┌────────

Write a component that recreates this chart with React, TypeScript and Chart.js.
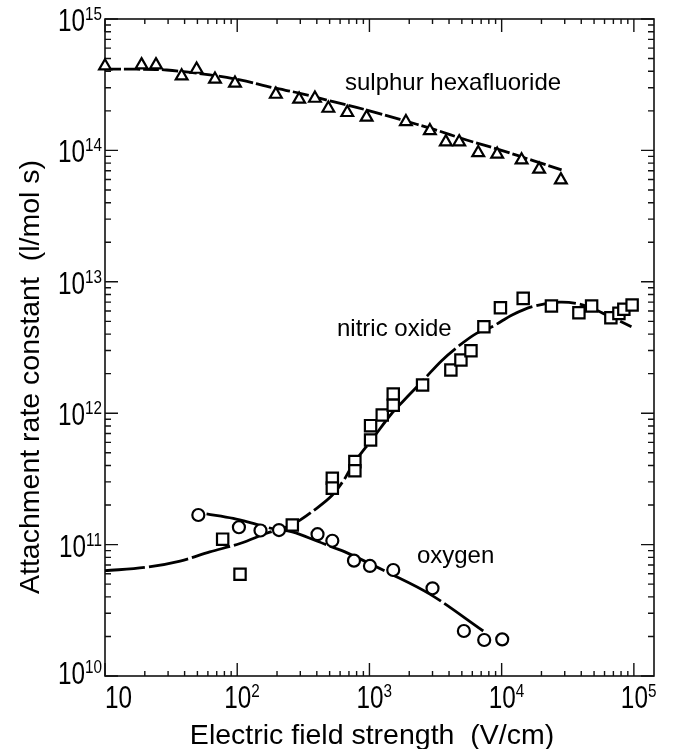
import { useEffect, useRef } from 'react';
import { Chart, registerables } from 'chart.js';

Chart.register(...registerables);

// ---- Data (electric field strength V/cm, attachment rate constant l/mol s) ----
const sf6Field = [10, 18.9, 24.3, 38, 49.3, 67.9, 96.2, 196, 294, 387, 489, 680, 952, 1888, 2865, 3784, 4774, 6650, 9250, 14150, 19200, 28050];
const sf6Rate = [4.39e14, 4.47e14, 4.47e14, 3.68e14, 4.14e14, 3.48e14, 3.24e14, 2.67e14, 2.45e14, 2.49e14, 2.09e14, 1.94e14, 1.79e14, 1.65e14, 1.41e14, 1.16e14, 1.16e14, 9.6e13, 9.34e13, 8.45e13, 7.18e13, 5.96e13];
const sf6FitField = [10, 17.3, 29.3, 62.2, 105, 187, 298, 532, 952, 1702, 3040, 5430, 9700, 17300, 28400];
const sf6FitRate = [4.15e14, 4.15e14, 4.09e14, 3.75e14, 3.44e14, 3.0e14, 2.72e14, 2.35e14, 2.03e14, 1.72e14, 1.45e14, 1.2e14, 1.01e14, 8.36e13, 7.1e13];

const noField = [77.6, 105, 261, 524, 524, 776, 776, 1020, 1020, 1250, 1514, 1514, 2523, 4130, 4920, 5860, 7340, 9790, 14550, 23800, 38400, 47900, 67000, 77100, 84000, 97000];
const noRate = [1.1e11, 5.95e10, 1.41e11, 3.2e11, 2.69e11, 4.28e11, 3.65e11, 8.04e11, 6.25e11, 9.7e11, 1.4e12, 1.15e12, 1.64e12, 2.13e12, 2.54e12, 2.99e12, 4.55e12, 6.35e12, 7.48e12, 6.55e12, 5.82e12, 6.55e12, 5.33e12, 5.75e12, 6.18e12, 6.66e12];
const noFitField = [10, 20, 37, 62, 105, 167, 261, 399, 518, 640, 753, 1069, 1469, 2000, 2600, 3500, 4560, 6450, 8630, 12000, 17300, 27500, 41400, 58600, 95900];
const noFitRate = [6.33e10, 6.7e10, 7.5e10, 8.8e10, 1.02e11, 1.22e11, 1.42e11, 1.89e11, 2.35e11, 3.1e11, 4.1e11, 6.5e11, 9.9e11, 1.38e12, 1.82e12, 2.5e12, 3.15e12, 4.05e12, 4.6e12, 5.6e12, 6.5e12, 7.0e12, 6.66e12, 5.75e12, 4.55e12];

const o2Field = [50.8, 103, 150, 207, 405, 524, 764, 1009, 1514, 3000, 5180, 7380, 10100];
const o2Rate = [1.68e11, 1.355e11, 1.28e11, 1.29e11, 1.2e11, 1.07e11, 7.55e10, 6.88e10, 6.41e10, 4.65e10, 2.2e10, 1.88e10, 1.9e10];
const o2FitField = [58.6, 93.3, 132, 187, 261, 405, 532, 653, 1349, 2865, 7260];
const o2FitRate = [1.71e11, 1.58e11, 1.45e11, 1.32e11, 1.25e11, 1.06e11, 9.5e10, 8.8e10, 6.2e10, 4.2e10, 2.2e10];

// ---- Axes ----
const X_MIN = 10;
const X_MAX = 1.42e5;
const Y_MIN = 1e10;
const Y_MAX = 1e15;
const xDecades = [1, 2, 3, 4, 5];
const yDecades = [10, 11, 12, 13, 14, 15];
const xTitle = 'Electric field strength  (V/cm)';
const yTitle = 'Attachment rate constant  (l/mol s)';

const seriesLabels = [
  { text: 'sulphur hexafluoride', x: 653, y: 2.88e14 },
  { text: 'nitric oxide', x: 568, y: 3.87e12 },
  { text: 'oxygen', x: 2285, y: 7.24e10 },
];

const FONT = '"Liberation Sans", Arial, Helvetica, sans-serif';

function pts(xs: number[], ys: number[]) {
  return xs.map((x, i) => ({ x, y: ys[i] }));
}

function drawText(ctx: CanvasRenderingContext2D, text: string, x: number, y: number, size: number, sx: number, align: CanvasTextAlign) {
  ctx.save();
  ctx.font = `${size}px ${FONT}`;
  const w = ctx.measureText(text).width * sx;
  ctx.translate(x, y);
  ctx.scale(sx, 1);
  ctx.textAlign = align;
  ctx.textBaseline = 'alphabetic';
  ctx.fillStyle = '#000';
  ctx.fillText(text, 0, 0);
  ctx.restore();
  return w;
}

function measure(ctx: CanvasRenderingContext2D, text: string, size: number, sx: number) {
  ctx.save();
  ctx.font = `${size}px ${FONT}`;
  const w = ctx.measureText(text).width * sx;
  ctx.restore();
  return w;
}

const BASE_SIZE = 32;
const BASE_SX = 0.76;
const SUP_SIZE = 18;
const SUP_SX = 0.85;
const TITLE_SIZE = 28.5;

const framePlugin = {
  id: 'logFrame',
  beforeDatasetsDraw(chart: any) {
    const { ctx, chartArea: a, scales } = chart;
    const xs = scales.x;
    const ys = scales.y;
    ctx.save();
    ctx.strokeStyle = '#111';
    ctx.lineWidth = 1.6;
    ctx.strokeRect(a.left, a.top, a.right - a.left, a.bottom - a.top);
    ctx.lineWidth = 1.4;
    ctx.beginPath();
    for (const d of xDecades) {
      for (let k = 1; k <= 9; k++) {
        const v = k * Math.pow(10, d);
        if (v < X_MIN || v > X_MAX) continue;
        const p = xs.getPixelForValue(v);
        const L = k === 1 ? 13 : 5;
        ctx.moveTo(p, a.bottom);
        ctx.lineTo(p, a.bottom - L);
        ctx.moveTo(p, a.top);
        ctx.lineTo(p, a.top + L);
      }
    }
    for (const d of yDecades) {
      for (let k = 1; k <= 9; k++) {
        const v = k * Math.pow(10, d);
        if (v < Y_MIN || v > Y_MAX) continue;
        const p = ys.getPixelForValue(v);
        const L = k === 1 ? 13 : 6;
        ctx.moveTo(a.left, p);
        ctx.lineTo(a.left + L, p);
        ctx.moveTo(a.right, p);
        ctx.lineTo(a.right - L, p);
      }
    }
    ctx.stroke();
    ctx.restore();
  },
  afterDraw(chart: any) {
    const { ctx, chartArea: a, scales } = chart;
    const xs = scales.x;
    const ys = scales.y;
    // x tick labels
    for (const d of xDecades) {
      const p = xs.getPixelForValue(Math.pow(10, d));
      if (d === 1) {
        drawText(ctx, '10', p, 708, BASE_SIZE, BASE_SX, 'left');
      } else {
        const left = p - 13;
        const w = drawText(ctx, '10', left, 708, BASE_SIZE, BASE_SX, 'left');
        drawText(ctx, String(d), left + w, 697, SUP_SIZE, SUP_SX, 'left');
      }
    }
    // y tick labels
    for (const d of yDecades) {
      const p = ys.getPixelForValue(Math.pow(10, d));
      const ws = measure(ctx, String(d), SUP_SIZE, SUP_SX);
      const supLeft = a.left - 3 - ws;
      const off = d === 10 ? -4 : 0;
      drawText(ctx, String(d), supLeft, p + 1 + off, SUP_SIZE, SUP_SX, 'left');
      drawText(ctx, '10', supLeft, p + 12 + off, BASE_SIZE, BASE_SX, 'right');
    }
    // axis titles
    drawText(ctx, xTitle, 372, 744, TITLE_SIZE, 1, 'center');
    ctx.save();
    ctx.translate(39, 377);
    ctx.rotate(-Math.PI / 2);
    drawText(ctx, yTitle, 0, 0, TITLE_SIZE, 1, 'center');
    ctx.restore();
    // series labels
    for (const l of seriesLabels) {
      drawText(ctx, l.text, xs.getPixelForValue(l.x), ys.getPixelForValue(l.y), 24, 1, 'left');
    }
  },
};

export default function App() {
  const ref = useRef<HTMLCanvasElement>(null);
  useEffect(() => {
    document.body.style.margin = '0';
    const canvas = ref.current!;
    const marker = (data: any, style: string, r: number) => ({
      data,
      pointStyle: style,
      pointRadius: r,
      pointBorderWidth: 2.2,
      pointBorderColor: '#000',
      pointBackgroundColor: '#fff',
      borderColor: '#000',
      backgroundColor: '#fff',
      showLine: false,
      order: 0,
      clip: false,
    });
    const fit = (data: any, dash: number[]) => ({
      data,
      showLine: true,
      pointRadius: 0,
      borderColor: '#000',
      borderWidth: 2.8,
      borderDash: dash,
      tension: 0.35,
      order: 1,
      clip: false,
    });
    const chart = new Chart(canvas, {
      type: 'scatter',
      data: {
        datasets: [
          { label: 'sulphur hexafluoride', ...marker(pts(sf6Field, sf6Rate), 'triangle', 6.8) },
          { label: 'nitric oxide', ...marker(pts(noField, noRate), 'rect', 8) },
          { label: 'oxygen', ...marker(pts(o2Field, o2Rate), 'circle', 6) },
          { label: 'sulphur hexafluoride fit', ...fit(pts(sf6FitField, sf6FitRate), [16, 3]) },
          { label: 'nitric oxide fit', ...fit(pts(noFitField, noFitRate), [40, 4]) },
          { label: 'oxygen fit', ...fit(pts(o2FitField, o2FitRate), [60, 4]) },
        ] as any,
      },
      options: {
        responsive: false,
        maintainAspectRatio: false,
        animation: false,
        events: [],
        layout: { padding: { left: 105, right: 20, top: 19, bottom: 73 } },
        plugins: { legend: { display: false }, tooltip: { enabled: false } },
        scales: {
          x: { type: 'logarithmic', min: X_MIN, max: X_MAX, display: false },
          y: { type: 'logarithmic', min: Y_MIN, max: Y_MAX, display: false },
        },
      },
      plugins: [framePlugin],
    });
    return () => chart.destroy();
  }, []);
  return <canvas ref={ref} width={674} height={749} style={{ display: 'block' }} />;
}
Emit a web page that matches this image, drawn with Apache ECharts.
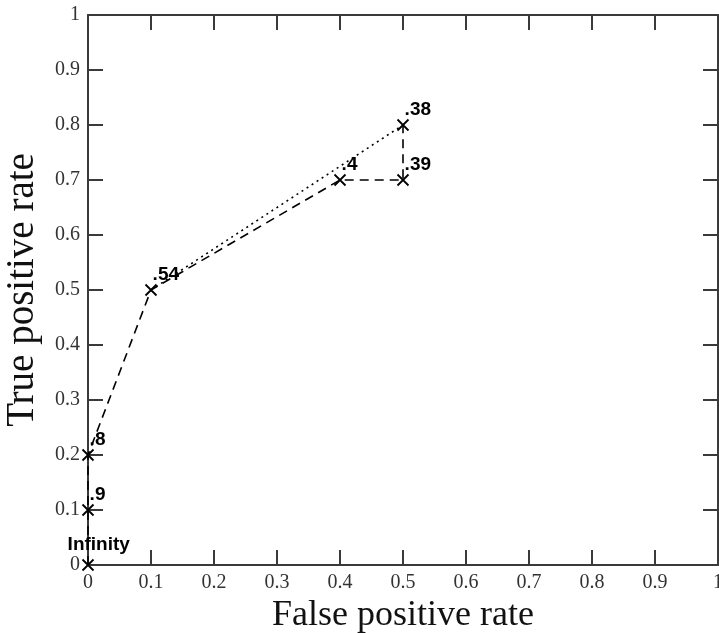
<!DOCTYPE html>
<html>
<head>
<meta charset="utf-8">
<script src="https://cdn.jsdelivr.net/npm/echarts@6/dist/echarts.min.js"></script>
<style>html,body{margin:0;padding:0;background:#fff;}#c{width:719px;height:633px;}</style>
</head>
<body>
<div id="c"></div>
<script>
// ROC points (in order along the dashed curve)
var fpr = [0, 0, 0, 0.1, 0.4, 0.5, 0.5];
var tpr = [0, 0.1, 0.2, 0.5, 0.7, 0.7, 0.8];
var thresholds = ['Infinity', '.9', '.8', '.54', '.4', '.39', '.38'];
// dotted hull segment
var hullFpr = [0.1, 0.5];
var hullTpr = [0.5, 0.8];
var xTitle = 'False positive rate';
var yTitle = 'True positive rate';

var serif = 'Liberation Serif';
var axisColor = '#3a3a3a';

var pts = fpr.map(function (x, i) {
  var isInf = thresholds[i] === 'Infinity';
  return {
    value: [x, tpr[i]],
    label: {
      show: true,
      formatter: thresholds[i],
      position: isInf ? [-14, -14] : [8, -9],
      align: 'left',
      verticalAlign: 'middle'
    }
  };
});
var hull = hullFpr.map(function (x, i) { return [x, hullTpr[i]]; });

function axisBase(pos, showLabel) {
  return {
    type: 'value', min: 0, max: 1, interval: 0.1, position: pos,
    axisLine: { show: true, onZero: false, lineStyle: { color: axisColor, width: 2 } },
    axisTick: { show: true, inside: true, length: 15, lineStyle: { color: axisColor, width: 2 } },
    axisLabel: { show: showLabel, fontFamily: serif, fontSize: 20, color: '#333', margin: 8, showMaxLabel: true, showMinLabel: true },
    splitLine: { show: false }
  };
}

var xBottom = axisBase('bottom', true);
xBottom.name = xTitle;
xBottom.nameLocation = 'middle';
xBottom.nameGap = 26;
xBottom.nameTextStyle = { fontFamily: serif, fontSize: 36, color: '#111' };
var xTop = axisBase('top', false);
var yLeft = axisBase('left', true);
yLeft.name = yTitle;
yLeft.nameLocation = 'middle';
yLeft.nameGap = 46;
yLeft.nameTextStyle = { fontFamily: serif, fontSize: 39, color: '#111' };
var yRight = axisBase('right', false);

var chart = echarts.init(document.getElementById('c'), null, { renderer: 'canvas' });
chart.setOption({
  animation: false,
  backgroundColor: '#fff',
  grid: { left: 88, top: 15, right: 1, bottom: 68, containLabel: false, outerBoundsMode: 'none' },
  xAxis: [xBottom, xTop],
  yAxis: [yLeft, yRight],
  series: [
    {
      type: 'line', xAxisIndex: 0, yAxisIndex: 0,
      data: hull,
      showSymbol: false, symbol: 'none',
      lineStyle: { color: '#000', width: 1.6, type: [2, 4] },
      silent: true, z: 2
    },
    {
      type: 'line', xAxisIndex: 0, yAxisIndex: 0,
      data: pts,
      symbol: 'path://M0,0L10,10M10,0L0,10',
      symbolSize: 11,
      showAllSymbol: true,
      itemStyle: { color: 'rgba(0,0,0,0)', borderColor: '#000', borderWidth: 1.8 },
      lineStyle: { color: '#000', width: 1.6, type: [9, 6] },
      label: { fontFamily: 'Liberation Sans', fontWeight: 'bold', fontSize: 19, color: '#000' },
      labelLayout: { hideOverlap: false },
      silent: true, z: 3
    }
  ]
});
</script>
</body>
</html>
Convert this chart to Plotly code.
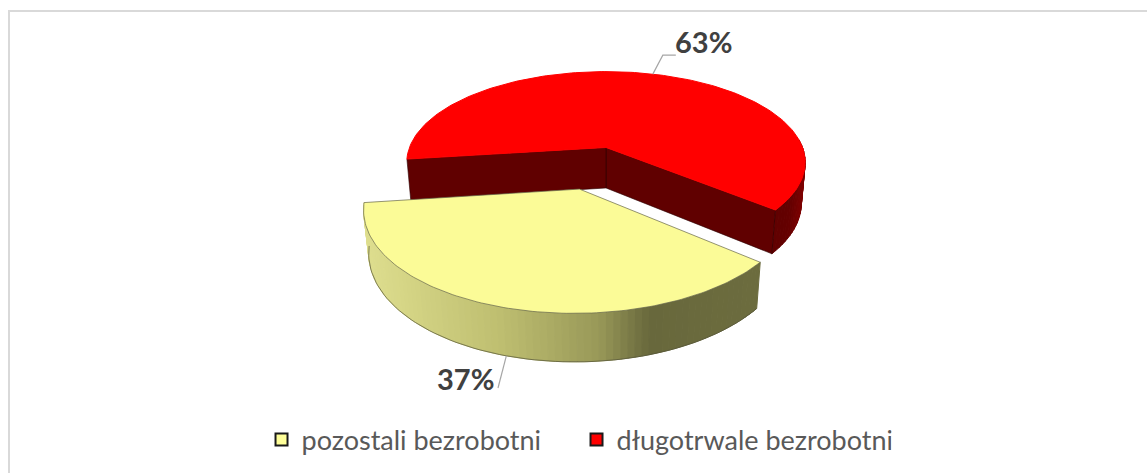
import math
import plotly.graph_objects as go

categories = ["pozostali bezrobotni", "długotrwale bezrobotni"]
values = [37, 63]
top_colors = ["#FBFB97", "#FF0000"]
legend_colors = ["#FFFF99", "#FF0000"]

W, H = 1147, 473
BISECT = 254.0
EXPLODE = [0.455, 0.0]
EXPLODE_DIR = 254.0
TILT = math.radians(26.7)
DIST = 5.47
FOCAL = 1075.0
CX, CY = 606.0, 147.5
THICK = 0.235


def proj(X, Y, Z=0.0):
    yc = Y * math.sin(TILT) + Z * math.cos(TILT)
    d = DIST + Y * math.cos(TILT) - Z * math.sin(TILT)
    return CX + FOCAL * X / d, CY - FOCAL * yc / d


total = sum(values)
span0 = values[0] / total * 360
a0 = BISECT - span0 / 2
a1 = BISECT + span0 / 2
off = (EXPLODE[0] * math.cos(math.radians(EXPLODE_DIR)),
       EXPLODE[0] * math.sin(math.radians(EXPLODE_DIR)))


def rim(a, z=0.0, ox=0.0, oy=0.0):
    t = math.radians(a)
    return proj(ox + math.cos(t), oy + math.sin(t), z)


def arange(s, e, n):
    return [s + (e - s) * i / n for i in range(n + 1)]


def poly(pts, fill, line=None, lw=0.6):
    xs = [p[0] for p in pts] + [pts[0][0]]
    ys = [p[1] for p in pts] + [pts[0][1]]
    return go.Scatter(
        x=xs, y=ys, mode="lines", fill="toself", fillcolor=fill,
        line=dict(color=line or fill, width=lw if line else 1),
        hoverinfo="skip", showlegend=False)


def lerp_color(stops, x):
    if x <= stops[0][0]:
        return "rgb(%d,%d,%d)" % stops[0][1]
    for (x0, c0), (x1, c1) in zip(stops, stops[1:]):
        if x <= x1:
            f = (x - x0) / (x1 - x0)
            return "rgb(%d,%d,%d)" % tuple(round(p + (q - p) * f) for p, q in zip(c0, c1))
    return "rgb(%d,%d,%d)" % stops[-1][1]


fig = go.Figure()

# red slice: the larger one, drawn first
r_start, r_end = a1 - 360, a0
center_top = proj(0, 0, 0)
center_bot = proj(0, 0, -THICK)
# outer wall, front right part
wall_stops = [(770, (96, 0, 0)), (790, (100, 0, 0)), (805, (125, 0, 0))]
seg = arange(r_start, 5, 24)
for s, e in zip(seg, seg[1:]):
    p = [rim(s), rim(e), rim(e, -THICK), rim(s, -THICK)]
    fig.add_trace(poly(p, lerp_color(wall_stops, p[0][0])))
# cut walls
fig.add_trace(poly([center_top, rim(r_start), rim(r_start, -THICK), center_bot], "#600000", "#2a0000"))
fig.add_trace(poly([center_top, rim(r_end), rim(r_end, -THICK), center_bot], "#600000", "#2a0000"))
# top
fig.add_trace(poly([center_top] + [rim(a) for a in arange(r_start, r_end, 180)], top_colors[1]))

# yellow slice: exploded towards the viewer
y_stops = [(365, (222, 222, 142)), (500, (190, 190, 112)), (600, (152, 152, 88)),
           (650, (104, 104, 60)), (755, (108, 108, 62))]
seg = arange(a0, a1, 80)
for s, e in zip(seg, seg[1:]):
    p = [rim(s, 0, *off), rim(e, 0, *off), rim(e, -THICK, *off), rim(s, -THICK, *off)]
    fig.add_trace(poly(p, lerp_color(y_stops, (p[0][0] + p[1][0]) / 2)))
fig.add_trace(go.Scatter(
    x=[rim(a, -THICK, *off)[0] for a in seg], y=[rim(a, -THICK, *off)[1] for a in seg],
    mode="lines", line=dict(color="#55553a", width=0.7), hoverinfo="skip", showlegend=False))
y_center = proj(off[0], off[1], 0)
fig.add_trace(poly([y_center] + [rim(a, 0, *off) for a in arange(a0, a1, 120)],
                   top_colors[0], "#66664a", 0.7))

# leader lines and data labels, anchored at each slice's bisector
red_anchor = rim(BISECT - 180)
yel_anchor = rim(BISECT, -THICK, *off)
red_elbow = (red_anchor[0] + 10, red_anchor[1] - 19)
fig.add_trace(go.Scatter(
    x=[red_anchor[0], red_elbow[0], red_elbow[0] + 13],
    y=[red_anchor[1], red_elbow[1], red_elbow[1]],
    mode="lines", line=dict(color="#A6A6A6", width=1.2), hoverinfo="skip", showlegend=False))
yel_end = (498, 388)
fig.add_trace(go.Scatter(
    x=[yel_anchor[0], yel_end[0]], y=[yel_anchor[1], yel_end[1]],
    mode="lines", line=dict(color="#A6A6A6", width=1.2), hoverinfo="skip", showlegend=False))
for txt, x, y in [(f"{values[1]}%", 703, 41), (f"{values[0]}%", 465, 378)]:
    fig.add_annotation(x=x, y=y, text=f"<b>{txt}</b>", showarrow=False, xref="x", yref="y",
                       font=dict(family="Lato", size=29, color="#404040"))

# legend
for name, col in zip(categories, legend_colors):
    fig.add_trace(go.Scatter(
        x=[None], y=[None], mode="markers", name=name,
        marker=dict(symbol="square", size=17, color=col, line=dict(color="#1a1a1a", width=1.5))))

fig.update_layout(
    width=W, height=H, margin=dict(l=0, r=0, t=0, b=0),
    paper_bgcolor="white", plot_bgcolor="white",
    xaxis=dict(range=[0, W], visible=False, fixedrange=True),
    yaxis=dict(range=[H, 0], visible=False, fixedrange=True),
    legend=dict(orientation="h", x=0.228, xanchor="left", y=0.07, yanchor="middle",
                font=dict(family="Lato", size=27, color="#595959"),
                entrywidth=270, entrywidthmode="pixels",
                itemsizing="constant", bgcolor="rgba(0,0,0,0)"),
    shapes=[dict(type="rect", xref="x", yref="y", x0=9, y0=11, x1=1170, y1=490,
                 line=dict(color="#D9D9D9", width=2), fillcolor="rgba(0,0,0,0)", layer="below")],
)
fig.write_html("out.html", config={"displayModeBar": False},
               post_script="document.body.style.margin='0';document.body.style.overflow='hidden';")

└────────

▶ [AIM OF THE EXERCISE]
Omit all pictures, and reproduce exactly the lines from the one holding "Emit a web page" through the one holding "var axisColor = '#3a3a3a';", both included.

▶ [OUTPUT FOR THIS TASK]
Emit a web page that matches this image, drawn with Apache ECharts.
<!DOCTYPE html>
<html>
<head>
<meta charset="utf-8">
<script src="https://cdn.jsdelivr.net/npm/echarts@6/dist/echarts.min.js"></script>
<style>html,body{margin:0;padding:0;background:#fff;}#c{width:719px;height:633px;}</style>
</head>
<body>
<div id="c"></div>
<script>
// ROC points (in order along the dashed curve)
var fpr = [0, 0, 0, 0.1, 0.4, 0.5, 0.5];
var tpr = [0, 0.1, 0.2, 0.5, 0.7, 0.7, 0.8];
var thresholds = ['Infinity', '.9', '.8', '.54', '.4', '.39', '.38'];
// dotted hull segment
var hullFpr = [0.1, 0.5];
var hullTpr = [0.5, 0.8];
var xTitle = 'False positive rate';
var yTitle = 'True positive rate';

var serif = 'Liberation Serif';
var axisColor = '#3a3a3a';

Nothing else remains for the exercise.